Cet esprit d’enfance est d’emblée mis en exergue avec la citation sur laquelle s’ouvre le livre puis avec le lien qui s’établit, dès les premières lignes du roman, entre voyage et enfance via la voiture du couple que sa vétusté même relie directement à la jeunesse d’Orso. Tout au long du récit et du périple, des moments d’enfance remontent d’ailleurs à la mémoire des protagonistes, par exemple lorsque Marie se remémore, lors de la visite du Musée du Poids, ceux qu’elle manipulait, enfant, dans la maison familiale ou lorsqu’un un bain chaud consolateur rappelle à Orso le souvenir de sa mère et de son enfance corse. Quant aux objets, dont on a dit le caractère volontiers obsolète, ils tirent leur pouvoir d’attraction des liens qu’ils entretiennent avec le passé, selon une logique où la valeur des choses est d’abord d’ordre sentimental et poétique, les objets les plus modestes (et, pour certains, du plus parfait mauvais goût) valant pour la réserve de rêverie enfantine dont ils sont porteurs. Mais, plus que tout, l’enfance est parfaitement inséparable de toute une série de références culturelles, elles aussi sans qualités (2), qui émaillent le texte et participent inséparablement du souvenir d’enfance et de la fabrique d’un imaginaire. Le cinéma y occupe une place importante avec, par exemple, Le Seigneur des anneaux ou Jurassic Park, Robin des bois ou Les Tontons flingueurs. De même pour les livres (L’Ile au trésor), les dessins animés (Rahan), les émissions de télévision (Fort Boyard), les jeux-vidéos (Tetris ou Pac-Man) ou encore les chansons, tout droit revenues du passé par le truchement de Radio Nostalgie.
C’est cet imaginaire, sans cesse réactivé par un esprit d’enfance toujours efficient, qui permet à la réalité de se dédoubler, métamorphosant régulièrement le voyage, banal en soi, en un récit enchanté où, par tout un jeu de libres associations qui se superposent, un guide de musée arrive à devenir tout à la fois « Jean Pierre Rivers-Ventura-Charon-Willis » ; où, par le truchement d’une métaphore filée, une simple voiture changée en destrier suffit à faire émerger les ingrédients d’un haletant roman d’aventure. C’est lui encore qui conduit les protagonistes à inventer sans cesse, en fonction des circonstances, les scénarios les plus romanesques ou les plus horrifiques ou à transformer, au contraire, la réalité en véritable conte de fées. L’écriture excelle à produire ces superpositions et ces glissements par lesquels les protagonistes entrent subrepticement dans un pays d’enfance riche de ses pouvoirs à la fois magiques et consolateurs.

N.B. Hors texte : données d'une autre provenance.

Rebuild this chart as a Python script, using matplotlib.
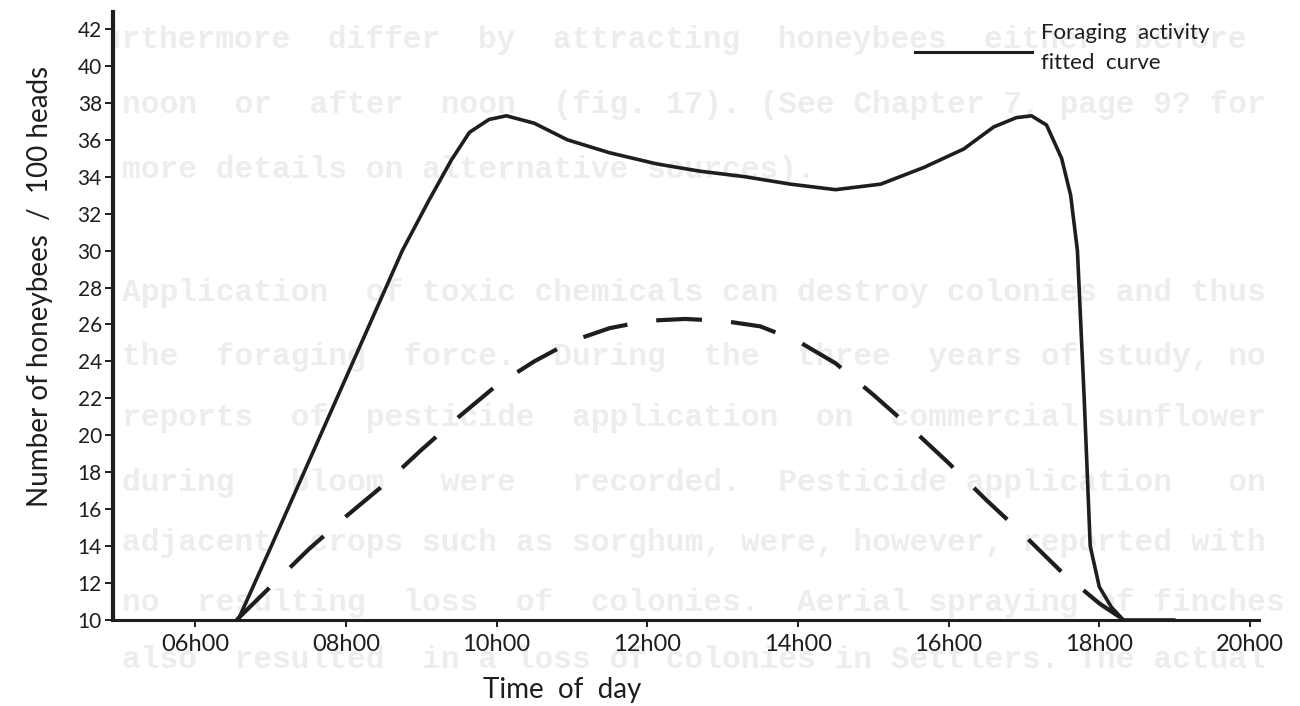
import matplotlib
matplotlib.use("Agg")
import matplotlib.pyplot as plt
from matplotlib.lines import Line2D

# ---------------------------------------------------------------------------
# data (time in hours, honeybees / 100 heads)
# ---------------------------------------------------------------------------
forage_t = [6.57, 7.0, 7.5, 8.0, 8.5, 8.75, 9.1, 9.4, 9.64, 9.9, 10.13, 10.5,
            10.94, 11.5, 12.12, 12.7, 13.3, 13.9, 14.5, 15.1, 15.67, 16.2,
            16.6, 16.9, 17.1, 17.3, 17.5, 17.62, 17.71, 17.8, 17.88, 18.0,
            18.16, 18.32, 19.0]
forage_v = [10.0, 13.9, 18.5, 23.1, 27.7, 30.0, 32.7, 34.9, 36.4, 37.1, 37.3, 36.9,
            36.0, 35.3, 34.7, 34.3, 34.0, 33.6, 33.3, 33.6, 34.5, 35.5,
            36.7, 37.2, 37.3, 36.8, 35.0, 33.0, 30.0, 22.0, 14.0, 11.8,
            10.7, 10.0, 10.0]

fit_t = [6.55, 7.0, 7.5, 8.0, 8.5, 9.0, 9.5, 10.0, 10.5, 11.0, 11.5, 12.0, 12.5,
         13.0, 13.5, 14.0, 14.5, 15.0, 15.5, 16.0, 16.5, 17.0, 17.5, 18.0, 18.33]
fit_v = [10.0, 11.8, 13.8, 15.6, 17.3, 19.2, 21.0, 22.7, 24.0, 25.1, 25.8, 26.2, 26.3,
         26.2, 25.9, 25.1, 23.9, 22.2, 20.4, 18.5, 16.5, 14.6, 12.6, 10.9, 10.0]

x_ticks = [6, 8, 10, 12, 14, 16, 18, 20]
x_labels = ["06h00", "08h00", "10h00", "12h00", "14h00", "16h00", "18h00", "20h00"]
y_ticks = list(range(10, 43, 2))

# faint bleed-through text of the scanned page
page_lines = [
    "furthermore  differ  by  attracting  honeybees  either  before",
    "noon  or  after  noon  (fig. 17). (See Chapter 7, page 9? for",
    "more details on alternative sources).",
    "",
    "Application  of toxic chemicals can destroy colonies and thus",
    "the  foraging  force.  During  the  three  years of study, no",
    "reports  of  pesticide  application  on  commercial sunflower",
    "during   bloom   were   recorded.  Pesticide application   on",
    "adjacent  crops such as sorghum, were, however, reported with",
    "no  resulting  loss  of  colonies.  Aerial spraying of finches",
    "also  resulted  in a loss of colonies in Settlers. The actual",
]
page_y = [40, 105, 170, None, 293, 357, 418, 483, 543, 603, 660]
page_x = [84, 122, 122, None, 122, 122, 122, 122, 122, 122, 122]

INK = "#1e1e1e"
FONT = ["Lato", "DejaVu Sans"]

W, H = 1300, 706
fig = plt.figure(figsize=(W / 100, H / 100), dpi=100)
ax = fig.add_axes([113 / W, 1 - 620 / H, (1259 - 113) / W, (620 - 12) / H])
ax.set_zorder(2)

# page text behind the chart
for i, (txt, py, px) in enumerate(zip(page_lines, page_y, page_x)):
    if not txt:
        continue
    t = fig.text(px / W, 1 - py / H, txt, family="Liberation Mono", weight="bold",
                 fontsize=22.5, color="#ededed", va="center", ha="left", zorder=-1)
    if i == 0:
        # first line starts under the y labels; only the part right of the axis shows
        t.set_clip_box(ax.bbox)
        t.set_clip_on(True)

ax.patch.set_alpha(0)
ax.plot(forage_t, forage_v, color=INK, lw=2.6, solid_capstyle="round", zorder=3)
ax.plot(fit_t, fit_v, color=INK, lw=3.0, dashes=(11, 7), zorder=3)

ax.set_xlim(4.91, 20.12)
ax.set_ylim(10, 42.92)
ax.set_xticks(x_ticks)
ax.set_xticklabels(x_labels)
ax.set_yticks(y_ticks)

for s in ("top", "right"):
    ax.spines[s].set_visible(False)
ax.spines["left"].set_linewidth(3.0)
ax.spines["bottom"].set_linewidth(2.2)
ax.spines["left"].set_color(INK)
ax.spines["bottom"].set_color(INK)
ax.tick_params(axis="y", direction="out", length=6, width=1.4, color=INK,
               labelsize=15, labelcolor=INK, pad=2)
ax.tick_params(axis="x", direction="out", length=5, width=1.4, color=INK,
               labelsize=17, labelcolor=INK, pad=5)
for lab in ax.get_xticklabels() + ax.get_yticklabels():
    lab.set_family(FONT)

fig.text(40 / W, 1 - 286 / H, "Number of honeybees  /  100 heads", rotation=90,
         family=FONT, fontsize=20, color=INK, ha="center", va="center")
fig.text(562 / W, 1 - 690 / H, "Time  of  day", family=FONT,
         fontsize=20, color=INK, ha="center", va="center")

# hand-drawn key in the top right corner
fig.add_artist(Line2D([915 / W, 1032 / W], [1 - 52 / H, 1 - 52 / H],
                      color=INK, lw=2.2))
fig.text(1041 / W, 1 - 33 / H, "Foraging  activity", family=FONT,
         fontsize=16, color=INK, ha="left", va="center")
fig.text(1041 / W, 1 - 63 / H, "fitted  curve", family=FONT,
         fontsize=16, color=INK, ha="left", va="center")

fig.savefig("out.png", dpi=100)
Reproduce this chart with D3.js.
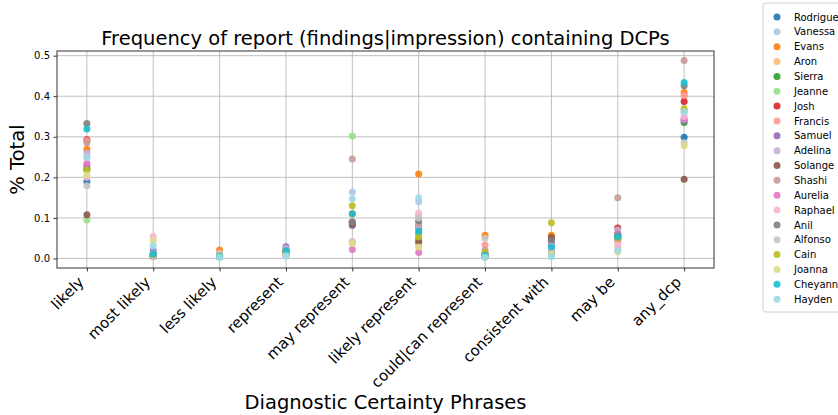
<!DOCTYPE html>
<html>
<head>
	<meta charset="utf-8">
	<title>DCP frequency</title>
	<script src="https://d3js.org/d3.v7.min.js"></script>
	<style type="text/css">
		body { margin: 0; background: #fff; }
		svg text { font-family: 'DejaVu Sans', sans-serif; fill: #000; }
	</style>
</head>
<body>
	<script type="text/javascript">
		var w = 838;
		var h = 415;

		var phrases = ['likely', 'most likely', 'less likely', 'represent', 'may represent',
			'likely represent', 'could|can represent', 'consistent with', 'may be', 'any_dcp'];

		var names = ['Rodriguez', 'Vanessa', 'Evans', 'Aron', 'Sierra', 'Jeanne', 'Josh', 'Francis',
			'Samuel', 'Adelina', 'Solange', 'Shashi', 'Aurelia', 'Raphael', 'Anil', 'Alfonso',
			'Cain', 'Joanna', 'Cheyanne', 'Hayden'];

		// one row per reader, one value per phrase (same order as phrases)
		var values = [
			[0.190, 0.006, 0.004, 0.012, 0.090, 0.060, 0.005, 0.030, 0.050, 0.299], // Rodriguez
			[0.250, 0.010, 0.005, 0.015, 0.164, 0.140, 0.006, 0.020, 0.045, 0.360], // Vanessa
			[0.269, 0.008, 0.021, 0.018, 0.110, 0.208, 0.057, 0.057, 0.060, 0.409], // Evans
			[0.220, 0.005, 0.010, 0.010, 0.042, 0.030, 0.004, 0.010, 0.030, 0.400], // Aron
			[0.220, 0.006, 0.005, 0.012, 0.085, 0.046, 0.006, 0.015, 0.055, 0.335], // Sierra
			[0.095, 0.004, 0.003, 0.008, 0.302, 0.060, 0.003, 0.005, 0.050, 0.365], // Jeanne
			[0.293, 0.007, 0.006, 0.020, 0.090, 0.075, 0.010, 0.047, 0.075, 0.387], // Josh
			[0.290, 0.006, 0.008, 0.010, 0.090, 0.105, 0.033, 0.040, 0.040, 0.402], // Francis
			[0.228, 0.019, 0.007, 0.029, 0.081, 0.080, 0.008, 0.045, 0.050, 0.340], // Samuel
			[0.260, 0.012, 0.006, 0.025, 0.090, 0.079, 0.007, 0.040, 0.070, 0.343], // Adelina
			[0.108, 0.005, 0.010, 0.015, 0.085, 0.040, 0.005, 0.052, 0.060, 0.195], // Solange
			[0.285, 0.007, 0.013, 0.010, 0.245, 0.087, 0.020, 0.035, 0.150, 0.488], // Shashi
			[0.235, 0.008, 0.005, 0.012, 0.022, 0.015, 0.006, 0.035, 0.060, 0.345], // Aurelia
			[0.200, 0.054, 0.008, 0.010, 0.040, 0.112, 0.010, 0.020, 0.034, 0.350], // Raphael
			[0.333, 0.006, 0.006, 0.012, 0.089, 0.093, 0.010, 0.045, 0.055, 0.426], // Anil
			[0.179, 0.004, 0.013, 0.006, 0.040, 0.100, 0.050, 0.030, 0.020, 0.285], // Alfonso
			[0.218, 0.010, 0.006, 0.015, 0.130, 0.053, 0.015, 0.088, 0.050, 0.369], // Cain
			[0.206, 0.044, 0.004, 0.013, 0.037, 0.028, 0.005, 0.010, 0.016, 0.278], // Joanna
			[0.319, 0.011, 0.005, 0.019, 0.110, 0.067, 0.008, 0.028, 0.054, 0.434], // Cheyanne
			[0.249, 0.031, 0.003, 0.007, 0.147, 0.150, 0.003, 0.005, 0.020, 0.362]  // Hayden
		];

		var yTicks = [0.0, 0.1, 0.2, 0.3, 0.4, 0.5];

		var colors = ['#1f77b4', '#aec7e8', '#ff7f0e', '#ffbb78', '#2ca02c', '#98df8a', '#d62728', '#ff9896',
			'#9467bd', '#c5b0d5', '#8c564b', '#c49c94', '#e377c2', '#f7b6d2', '#7f7f7f', '#c7c7c7',
			'#bcbd22', '#dbdb8d', '#17becf', '#9edae5'];

		var plot = { left: 57, right: 714, top: 51, bottom: 268 };

		var svg = d3.select('body')
			.append('svg')
			.attr('width', w)
			.attr('height', h);

		var x = d3.scaleLinear()
			.domain([-0.45, phrases.length - 1 + 0.45])
			.range([plot.left, plot.right]);

		var y = d3.scaleLinear()
			.domain([-0.0235, 0.5115])
			.range([plot.bottom, plot.top]);

		var color = d3.scaleOrdinal().domain(names).range(colors);

		// grid
		var grid = svg.append('g');
		grid.selectAll('line.gx')
			.data(phrases)
			.enter()
			.append('line')
			.attr('x1', function (d, i) { return x(i); })
			.attr('x2', function (d, i) { return x(i); })
			.attr('y1', plot.top)
			.attr('y2', plot.bottom)
			.attr('stroke', '#b0b0b0')
			.attr('stroke-opacity', 0.8)
			.attr('stroke-width', 1);
		grid.selectAll('line.gy')
			.data(yTicks)
			.enter()
			.append('line')
			.attr('x1', plot.left)
			.attr('x2', plot.right)
			.attr('y1', function (d) { return y(d); })
			.attr('y2', function (d) { return y(d); })
			.attr('stroke', '#b0b0b0')
			.attr('stroke-opacity', 0.8)
			.attr('stroke-width', 1);

		// points, one group per reader
		names.forEach(function (name, k) {
			svg.append('g')
				.selectAll('circle')
				.data(values[k])
				.enter()
				.append('circle')
				.attr('cx', function (d, i) { return x(i); })
				.attr('cy', function (d) { return y(d); })
				.attr('r', 3.5)
				.attr('fill', color(name))
				.attr('fill-opacity', 0.9);
		});

		// frame
		svg.append('rect')
			.attr('x', plot.left)
			.attr('y', plot.top)
			.attr('width', plot.right - plot.left)
			.attr('height', plot.bottom - plot.top)
			.attr('fill', 'none')
			.attr('stroke', '#333')
			.attr('stroke-width', 1);

		// y axis
		var yAxis = svg.append('g')
			.attr('transform', 'translate(' + plot.left + ',0)')
			.call(d3.axisLeft(y).tickValues(yTicks).tickFormat(d3.format('.1f')).tickSize(3.5).tickPadding(3.5));
		yAxis.select('.domain').remove();
		yAxis.selectAll('text').style('font-size', '10px').attr('fill', '#222');
		yAxis.selectAll('line').attr('stroke', '#333');

		// x axis
		var xAxis = svg.append('g')
			.attr('transform', 'translate(0,' + plot.bottom + ')')
			.call(d3.axisBottom(x).tickValues(d3.range(phrases.length)).tickFormat(function (i) { return phrases[i]; }).tickSize(3.5));
		xAxis.select('.domain').remove();
		xAxis.selectAll('line').attr('stroke', '#333');
		xAxis.selectAll('text')
			.style('font-size', '15px')
			.attr('fill', '#111')
			.attr('text-anchor', 'end')
			.attr('dy', null)
			.attr('y', 0)
			.attr('transform', 'translate(-2.5,15) rotate(-45)');

		// title and labels
		svg.append('text')
			.attr('x', (plot.left + plot.right) / 2)
			.attr('y', 45)
			.attr('text-anchor', 'middle')
			.style('font-size', '19.5px')
			.text('Frequency of report (findings|impression) containing DCPs');

		svg.append('text')
			.attr('transform', 'translate(24,' + (plot.top + plot.bottom) / 2 + ') rotate(-90)')
			.attr('text-anchor', 'middle')
			.style('font-size', '19.5px')
			.text('% Total');

		svg.append('text')
			.attr('x', (plot.left + plot.right) / 2)
			.attr('y', 409)
			.attr('text-anchor', 'middle')
			.style('font-size', '19.5px')
			.text('Diagnostic Certainty Phrases');

		// legend
		var legend = svg.append('g').attr('transform', 'translate(763,3)');
		legend.append('rect')
			.attr('width', 100)
			.attr('height', 309)
			.attr('rx', 3)
			.attr('fill', '#fff')
			.attr('fill-opacity', 0.8)
			.attr('stroke', '#d0d0d0');
		var items = legend.selectAll('g.item')
			.data(names)
			.enter()
			.append('g')
			.attr('transform', function (d, i) { return 'translate(0,' + (14 + i * 14.85) + ')'; });
		items.append('circle')
			.attr('cx', 14)
			.attr('cy', 0)
			.attr('r', 3.5)
			.attr('fill', function (d) { return color(d); })
			.attr('fill-opacity', 0.9);
		items.append('text')
			.attr('x', 31)
			.attr('y', 3.6)
			.style('font-size', '10px')
			.text(function (d) { return d; });
	</script>
</body>
</html>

En réalité, cette force d’un imaginaire étroitement lié à l’enfance n’a de cesse d’être réaffirmée tout au long du récit. C’est par elle que s’opère progressivement au long du voyage une transformation qui permet aux protagonistes d’envisager le chemin du retour. Face à la douleur de la perte et du deuil que redouble de manière aussi injuste que cruelle l’injonction sociale qui leur est faite de se transformer en adultes, c’est-à-dire en potentiels parents, ils trouvent dans cet esprit d’enfance de quoi alimenter un lent travail de consolation et de réparation pendant que le texte, dans son écriture même, s’emploie à s’opposer à tout ce qui, en trahissant cet esprit d’enfance, n’aurait d’autre effet que d’entraîner une dépossession et une mutilation de soi.

Victor Pouchet, Voyage voyage, Gallimard, "L'Arbalète", août 2025, 208 pages, 20 euros
Notes :
Improbables mais non moins réels : nous avons vérifié.
Ce qui n’interdit en rien qu’elles puissent cohabiter avec des références réputées plus nobles qu’il s’agisse, par exemple, de mentionner tel épisode de l’Odyssée, de faire allusion à tel film de Rossellini ou bien de démarquer tel vers de Verlaine.